During my first Shiatsu course my then teacher, W. Ohashi, emphasised the outstanding importance of the Hara within the body of the giver. This view became engrained in me and was for many years a kind of dogma in my Shiatsu practice. For a long time I would try to anchor my attentiveness as often as I would be thinking about it. It was frustrating to experience how quickly my mind would jump away again and occupy itself with anything that would randomly enter my mind. I quite simply was not able to hold my attention in my Hara. Only as the years went by did I realise that every attempt ‘to be in the Hara’ is doomed to fail as long as the body space doesn’t, at least partially, open itself up as a whole.

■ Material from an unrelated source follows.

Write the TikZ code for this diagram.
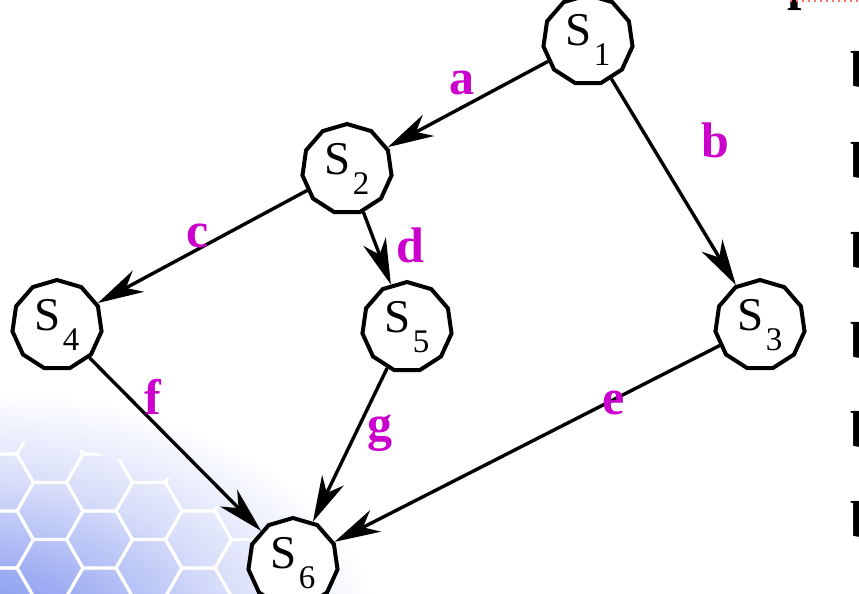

Slowly, I began to understand that our body is primarily an energetic space that can unfold its potential only when its various compartments and areas can communicate with each other more freely and easily, becoming quasi-wide. Only when this space experiences itself as whole, as being expansive and connected to its environment, can the Hara become a powerful centre. The Hara is, of course, the centre even before this state is achieved but it is a centre whose power and expressiveness is more or less strongly restricted.

Indeed, it is my experience that this centre will be more powerful as the space forming its energetic centre becomes lighter and wider. Vice versa, lightness and expansion can be experienced more vividly as the centre becomes more powerful. The power of the centre and the lightness and expansiveness of the space are mutually dependable.